WHAT TO DO:
Copy each line of the material below that includes the string "this".

Code that draws figures:

————————

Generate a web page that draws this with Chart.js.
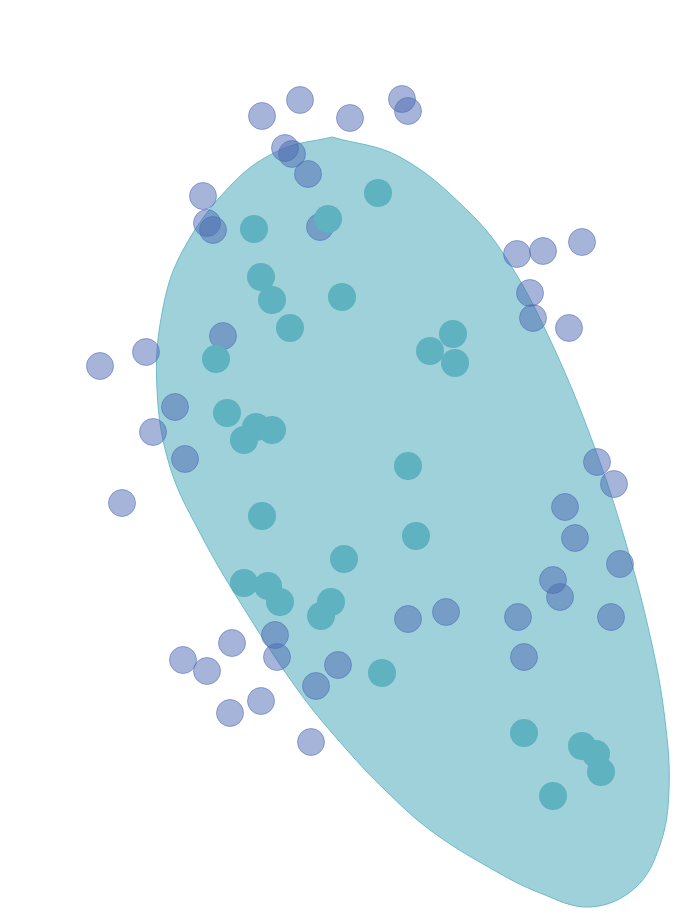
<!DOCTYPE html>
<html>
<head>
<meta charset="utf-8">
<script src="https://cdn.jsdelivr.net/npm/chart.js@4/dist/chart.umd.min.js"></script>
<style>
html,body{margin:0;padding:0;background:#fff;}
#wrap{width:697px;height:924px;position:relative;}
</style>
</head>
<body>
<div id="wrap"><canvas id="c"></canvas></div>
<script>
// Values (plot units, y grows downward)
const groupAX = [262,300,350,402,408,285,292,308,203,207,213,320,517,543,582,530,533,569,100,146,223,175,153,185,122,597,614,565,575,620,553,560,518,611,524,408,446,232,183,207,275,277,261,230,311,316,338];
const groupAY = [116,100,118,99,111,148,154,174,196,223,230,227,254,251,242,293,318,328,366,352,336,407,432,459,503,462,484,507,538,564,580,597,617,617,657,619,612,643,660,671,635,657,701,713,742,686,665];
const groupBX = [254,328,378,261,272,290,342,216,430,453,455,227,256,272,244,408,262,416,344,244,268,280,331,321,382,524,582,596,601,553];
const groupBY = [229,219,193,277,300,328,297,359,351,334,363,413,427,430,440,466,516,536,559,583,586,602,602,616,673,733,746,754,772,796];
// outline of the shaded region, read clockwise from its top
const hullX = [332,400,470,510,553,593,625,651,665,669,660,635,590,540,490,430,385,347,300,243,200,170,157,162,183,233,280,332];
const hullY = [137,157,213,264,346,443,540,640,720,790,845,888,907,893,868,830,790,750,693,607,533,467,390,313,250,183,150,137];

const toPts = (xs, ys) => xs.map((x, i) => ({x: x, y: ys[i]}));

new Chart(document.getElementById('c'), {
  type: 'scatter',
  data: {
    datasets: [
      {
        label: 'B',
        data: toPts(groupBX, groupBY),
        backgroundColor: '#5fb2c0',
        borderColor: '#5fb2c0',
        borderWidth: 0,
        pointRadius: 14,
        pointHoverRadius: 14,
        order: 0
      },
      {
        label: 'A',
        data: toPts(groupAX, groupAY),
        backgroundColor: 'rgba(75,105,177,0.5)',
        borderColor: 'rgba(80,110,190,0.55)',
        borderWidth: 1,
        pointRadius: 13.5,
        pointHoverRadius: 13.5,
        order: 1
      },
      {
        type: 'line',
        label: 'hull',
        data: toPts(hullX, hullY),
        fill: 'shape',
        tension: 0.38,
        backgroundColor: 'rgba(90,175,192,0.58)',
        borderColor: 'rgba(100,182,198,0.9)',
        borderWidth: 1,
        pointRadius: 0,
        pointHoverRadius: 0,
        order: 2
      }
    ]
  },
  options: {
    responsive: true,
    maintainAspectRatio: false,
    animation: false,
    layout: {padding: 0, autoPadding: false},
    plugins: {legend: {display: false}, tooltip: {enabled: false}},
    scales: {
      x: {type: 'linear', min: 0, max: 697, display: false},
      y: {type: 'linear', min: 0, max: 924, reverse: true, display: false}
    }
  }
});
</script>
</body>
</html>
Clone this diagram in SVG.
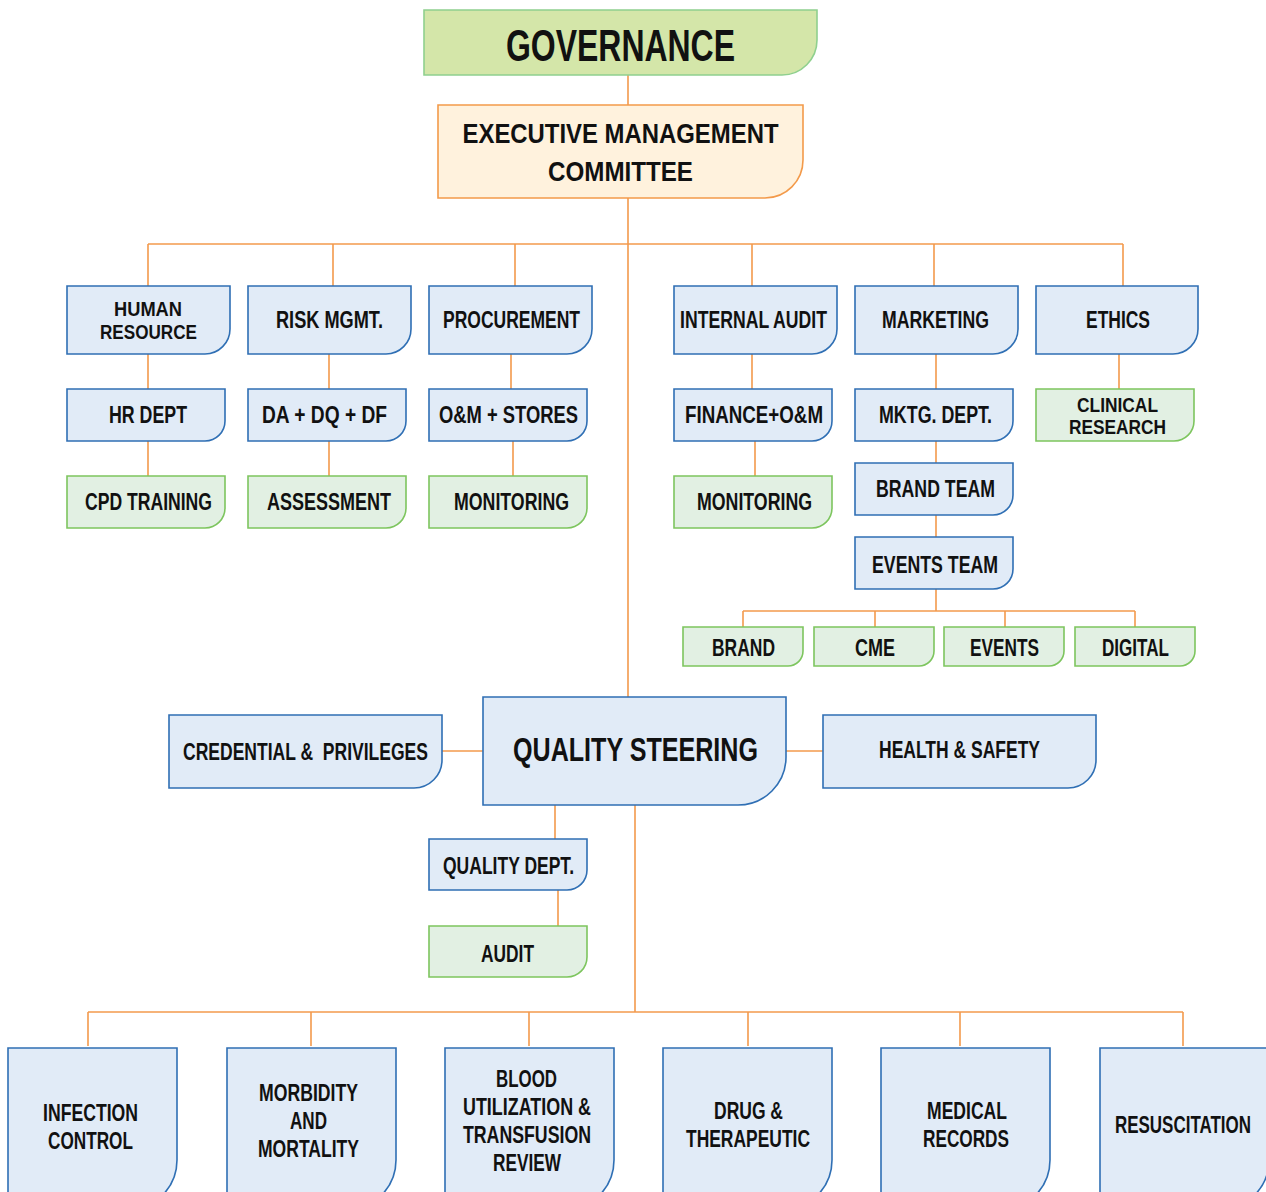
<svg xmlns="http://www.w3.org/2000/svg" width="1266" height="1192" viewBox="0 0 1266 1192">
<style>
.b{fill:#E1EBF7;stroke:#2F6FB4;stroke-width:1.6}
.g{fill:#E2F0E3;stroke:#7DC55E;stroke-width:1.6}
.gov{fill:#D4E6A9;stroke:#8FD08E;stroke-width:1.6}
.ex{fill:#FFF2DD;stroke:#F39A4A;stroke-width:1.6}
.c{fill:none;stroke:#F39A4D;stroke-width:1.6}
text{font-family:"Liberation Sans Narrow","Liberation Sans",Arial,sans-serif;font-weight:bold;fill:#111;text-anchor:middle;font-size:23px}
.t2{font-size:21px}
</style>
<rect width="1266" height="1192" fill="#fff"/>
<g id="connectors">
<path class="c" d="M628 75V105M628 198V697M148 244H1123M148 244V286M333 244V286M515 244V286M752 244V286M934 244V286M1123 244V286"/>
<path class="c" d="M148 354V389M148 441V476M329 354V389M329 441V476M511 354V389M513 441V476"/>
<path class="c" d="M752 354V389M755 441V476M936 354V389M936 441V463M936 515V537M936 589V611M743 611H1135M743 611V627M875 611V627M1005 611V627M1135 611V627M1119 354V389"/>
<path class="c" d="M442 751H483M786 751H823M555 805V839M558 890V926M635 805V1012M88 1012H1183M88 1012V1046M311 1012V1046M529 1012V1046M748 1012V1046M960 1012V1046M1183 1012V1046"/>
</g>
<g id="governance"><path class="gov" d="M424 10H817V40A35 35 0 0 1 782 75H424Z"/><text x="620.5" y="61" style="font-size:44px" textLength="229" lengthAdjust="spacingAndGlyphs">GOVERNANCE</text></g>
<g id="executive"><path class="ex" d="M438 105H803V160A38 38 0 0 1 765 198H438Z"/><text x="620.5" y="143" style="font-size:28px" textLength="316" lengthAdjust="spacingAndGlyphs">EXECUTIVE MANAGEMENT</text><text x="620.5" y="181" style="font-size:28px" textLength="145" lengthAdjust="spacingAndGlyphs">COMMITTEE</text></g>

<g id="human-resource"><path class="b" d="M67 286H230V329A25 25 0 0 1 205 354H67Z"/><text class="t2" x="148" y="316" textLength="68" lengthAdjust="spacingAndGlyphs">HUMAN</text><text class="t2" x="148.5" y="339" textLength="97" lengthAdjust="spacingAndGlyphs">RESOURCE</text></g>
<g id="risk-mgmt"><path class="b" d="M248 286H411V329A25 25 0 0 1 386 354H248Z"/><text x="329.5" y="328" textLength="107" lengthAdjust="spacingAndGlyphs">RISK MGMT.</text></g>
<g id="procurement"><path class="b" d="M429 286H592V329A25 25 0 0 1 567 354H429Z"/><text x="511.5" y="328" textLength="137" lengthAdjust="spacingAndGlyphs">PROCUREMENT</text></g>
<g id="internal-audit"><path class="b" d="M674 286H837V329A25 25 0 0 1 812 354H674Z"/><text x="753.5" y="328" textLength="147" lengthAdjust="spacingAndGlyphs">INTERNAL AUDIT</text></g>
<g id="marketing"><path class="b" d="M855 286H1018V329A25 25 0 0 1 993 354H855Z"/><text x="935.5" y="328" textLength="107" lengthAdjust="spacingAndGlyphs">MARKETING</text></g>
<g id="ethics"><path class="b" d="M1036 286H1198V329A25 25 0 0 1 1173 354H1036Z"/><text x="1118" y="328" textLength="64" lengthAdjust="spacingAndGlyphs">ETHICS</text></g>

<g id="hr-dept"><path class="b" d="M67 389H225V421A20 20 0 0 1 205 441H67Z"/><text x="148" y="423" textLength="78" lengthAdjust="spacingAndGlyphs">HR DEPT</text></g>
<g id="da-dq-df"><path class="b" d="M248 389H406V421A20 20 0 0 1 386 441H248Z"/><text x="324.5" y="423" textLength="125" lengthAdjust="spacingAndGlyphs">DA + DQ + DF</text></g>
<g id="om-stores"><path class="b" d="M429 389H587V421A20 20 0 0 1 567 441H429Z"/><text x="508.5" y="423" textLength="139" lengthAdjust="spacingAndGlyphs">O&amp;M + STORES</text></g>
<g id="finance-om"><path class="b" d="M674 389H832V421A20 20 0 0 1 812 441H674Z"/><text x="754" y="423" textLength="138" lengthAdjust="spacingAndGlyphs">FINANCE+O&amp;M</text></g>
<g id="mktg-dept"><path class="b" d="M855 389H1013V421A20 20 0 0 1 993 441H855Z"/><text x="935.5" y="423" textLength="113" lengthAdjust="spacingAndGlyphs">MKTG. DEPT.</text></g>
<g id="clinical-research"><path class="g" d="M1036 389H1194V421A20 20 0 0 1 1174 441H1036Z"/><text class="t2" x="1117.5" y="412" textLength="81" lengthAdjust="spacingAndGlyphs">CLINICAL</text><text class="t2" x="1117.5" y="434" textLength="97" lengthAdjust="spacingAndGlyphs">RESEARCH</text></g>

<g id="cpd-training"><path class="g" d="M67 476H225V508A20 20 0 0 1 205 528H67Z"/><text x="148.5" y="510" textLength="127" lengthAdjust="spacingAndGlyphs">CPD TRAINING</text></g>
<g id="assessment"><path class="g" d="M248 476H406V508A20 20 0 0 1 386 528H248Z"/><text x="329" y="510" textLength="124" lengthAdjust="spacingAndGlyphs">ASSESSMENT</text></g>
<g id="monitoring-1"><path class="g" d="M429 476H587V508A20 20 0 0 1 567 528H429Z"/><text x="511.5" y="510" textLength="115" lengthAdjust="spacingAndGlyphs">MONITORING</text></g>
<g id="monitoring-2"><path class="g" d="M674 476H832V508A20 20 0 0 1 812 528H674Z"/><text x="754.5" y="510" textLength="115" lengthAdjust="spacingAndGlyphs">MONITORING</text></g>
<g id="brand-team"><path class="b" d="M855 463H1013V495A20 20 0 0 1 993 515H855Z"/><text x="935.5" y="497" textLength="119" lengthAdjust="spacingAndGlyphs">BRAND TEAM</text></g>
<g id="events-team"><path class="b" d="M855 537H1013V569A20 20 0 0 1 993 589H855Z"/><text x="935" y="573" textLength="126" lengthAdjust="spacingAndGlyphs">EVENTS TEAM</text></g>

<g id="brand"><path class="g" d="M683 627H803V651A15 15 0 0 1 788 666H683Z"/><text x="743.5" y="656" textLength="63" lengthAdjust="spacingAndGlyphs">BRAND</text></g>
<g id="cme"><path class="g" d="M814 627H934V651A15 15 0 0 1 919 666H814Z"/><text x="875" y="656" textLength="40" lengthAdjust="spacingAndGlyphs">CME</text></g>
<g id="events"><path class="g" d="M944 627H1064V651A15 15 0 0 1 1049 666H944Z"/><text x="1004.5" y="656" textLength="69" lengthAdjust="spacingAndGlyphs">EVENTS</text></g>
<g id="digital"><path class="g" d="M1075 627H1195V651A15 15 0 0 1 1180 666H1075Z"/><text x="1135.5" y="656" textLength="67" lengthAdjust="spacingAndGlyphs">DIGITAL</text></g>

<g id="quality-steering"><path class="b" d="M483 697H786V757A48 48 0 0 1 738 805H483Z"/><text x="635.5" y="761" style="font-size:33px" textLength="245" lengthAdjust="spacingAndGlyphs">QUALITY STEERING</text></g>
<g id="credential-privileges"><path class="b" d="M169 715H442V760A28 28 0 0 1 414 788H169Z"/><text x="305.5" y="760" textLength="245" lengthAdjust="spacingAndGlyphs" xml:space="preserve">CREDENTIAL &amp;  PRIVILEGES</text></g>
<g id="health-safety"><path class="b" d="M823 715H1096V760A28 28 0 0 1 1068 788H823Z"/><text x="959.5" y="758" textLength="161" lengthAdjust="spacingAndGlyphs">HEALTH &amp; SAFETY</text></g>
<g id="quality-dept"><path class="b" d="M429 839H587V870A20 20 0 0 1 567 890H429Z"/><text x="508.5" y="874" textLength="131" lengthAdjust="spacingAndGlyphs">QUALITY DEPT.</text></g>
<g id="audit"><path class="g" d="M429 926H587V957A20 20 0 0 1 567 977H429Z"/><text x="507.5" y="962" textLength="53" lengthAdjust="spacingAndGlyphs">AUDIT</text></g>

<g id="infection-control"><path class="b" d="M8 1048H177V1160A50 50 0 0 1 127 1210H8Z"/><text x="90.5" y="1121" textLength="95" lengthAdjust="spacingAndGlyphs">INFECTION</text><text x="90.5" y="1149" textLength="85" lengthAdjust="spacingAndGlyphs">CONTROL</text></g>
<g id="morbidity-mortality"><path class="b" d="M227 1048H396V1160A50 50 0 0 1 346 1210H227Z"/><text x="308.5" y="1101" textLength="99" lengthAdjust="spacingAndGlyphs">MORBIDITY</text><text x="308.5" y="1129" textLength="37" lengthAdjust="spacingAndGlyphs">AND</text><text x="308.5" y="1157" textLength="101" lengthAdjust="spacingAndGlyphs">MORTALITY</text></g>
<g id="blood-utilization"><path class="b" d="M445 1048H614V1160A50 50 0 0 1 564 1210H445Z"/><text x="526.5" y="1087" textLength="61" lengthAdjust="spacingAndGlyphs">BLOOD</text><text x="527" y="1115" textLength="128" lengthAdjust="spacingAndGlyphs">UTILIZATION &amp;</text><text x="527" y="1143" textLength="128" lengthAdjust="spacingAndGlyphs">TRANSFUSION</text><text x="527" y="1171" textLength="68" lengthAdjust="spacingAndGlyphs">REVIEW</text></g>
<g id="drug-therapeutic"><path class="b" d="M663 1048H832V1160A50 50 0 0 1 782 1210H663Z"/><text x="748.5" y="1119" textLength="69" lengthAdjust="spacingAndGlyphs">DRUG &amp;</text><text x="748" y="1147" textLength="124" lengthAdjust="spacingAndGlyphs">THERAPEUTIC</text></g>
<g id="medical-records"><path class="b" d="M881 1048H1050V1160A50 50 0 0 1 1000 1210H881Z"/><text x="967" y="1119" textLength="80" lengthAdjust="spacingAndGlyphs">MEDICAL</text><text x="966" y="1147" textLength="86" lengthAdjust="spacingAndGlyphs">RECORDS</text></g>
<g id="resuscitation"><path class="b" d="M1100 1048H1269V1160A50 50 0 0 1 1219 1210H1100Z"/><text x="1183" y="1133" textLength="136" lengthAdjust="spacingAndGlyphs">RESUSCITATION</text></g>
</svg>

————————

FINAL RESULT:
Generate a web page that draws this with Chart.js.
Clone this diagram in SVG.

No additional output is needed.